To be “incurious” may mean one is apathetic, fearful of change, or even oblivious to the gaps in knowledge. There are any number of biases in play that interfere with, and shut down, curiosity.
A new study says that this lack of curiosity also comes with a social cost: polarization.
According to the study (“Science Curiosity and Political Information Processing“), there is a strong connection between those who have a scientific curiosity and being open to new information.
Individuals who have an appetite to be surprised by scientific information—who find it pleasurable to discover that the world does not work as they expected—do not turn this feature of their personality off when they engage in political information but rather indulge it in that setting as well, exposing themselves more readily to information that defies their expectations about facts on contested issues. The result is that these citizens, unlike their less curious counterparts, react more open mindedly, and respond more uniformly across the political spectrum to the best available scientific evidence.

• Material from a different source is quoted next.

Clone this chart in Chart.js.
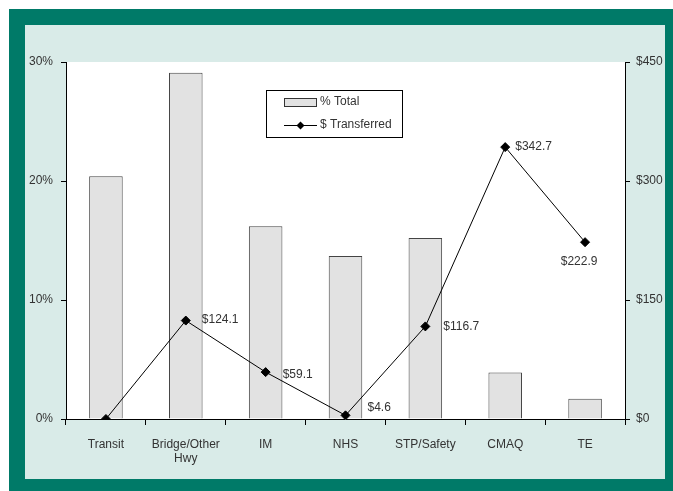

According to the study’s team leader, Dan Kahan, Elizabeth K. Dollard Professor of Law and professor of psychology at Yale Law School, scientifically curious individuals are drawn to new information.
“When they are offered the choice to read news articles that support their views or challenge them on the basis of new evidence, science-curious individuals opt for the challenging information…For them, surprising pieces of evidence are bright shiny objects—they can’t help but grab at them.”
The study looked at the classic partisanship that occurs on the issue of global warming. They found that Republicans and Democrats lower on scales of scientific literacy were “equally likely to agree or disagree” with the statement that there is “‘solid evidence’ of recent global warming due ‘mostly’ to ‘human activity such as burning fossil fuels.’” This generally followed partisan lines.
That divide grew stronger among those with more knowledge. Those on the right and left whose “scientific comprehension” were greater showed far more significant disagreement “than less-knowledgeable peers”—increasing partisanship.
“Whatever measure of critical reasoning we used,” said Kahan, “we always observed this depressing pattern: The members of the public most able to make sense of scientific evidence are in fact the most polarized.”
However, to be scientifically literate is not the same as being curious and curiosity changes these results significantly.
This gets at the heart of science. Most of the scientists I know and read relish in information regardless of what it tells them. To be wrong is not a bug, after all, but a feature of science. It is the idea that there is more to learn than a lifetime can seize, and turning a blind eye to new information because it doesn’t confirm our beliefs is just wasting valuable time that could be used for new discoveries.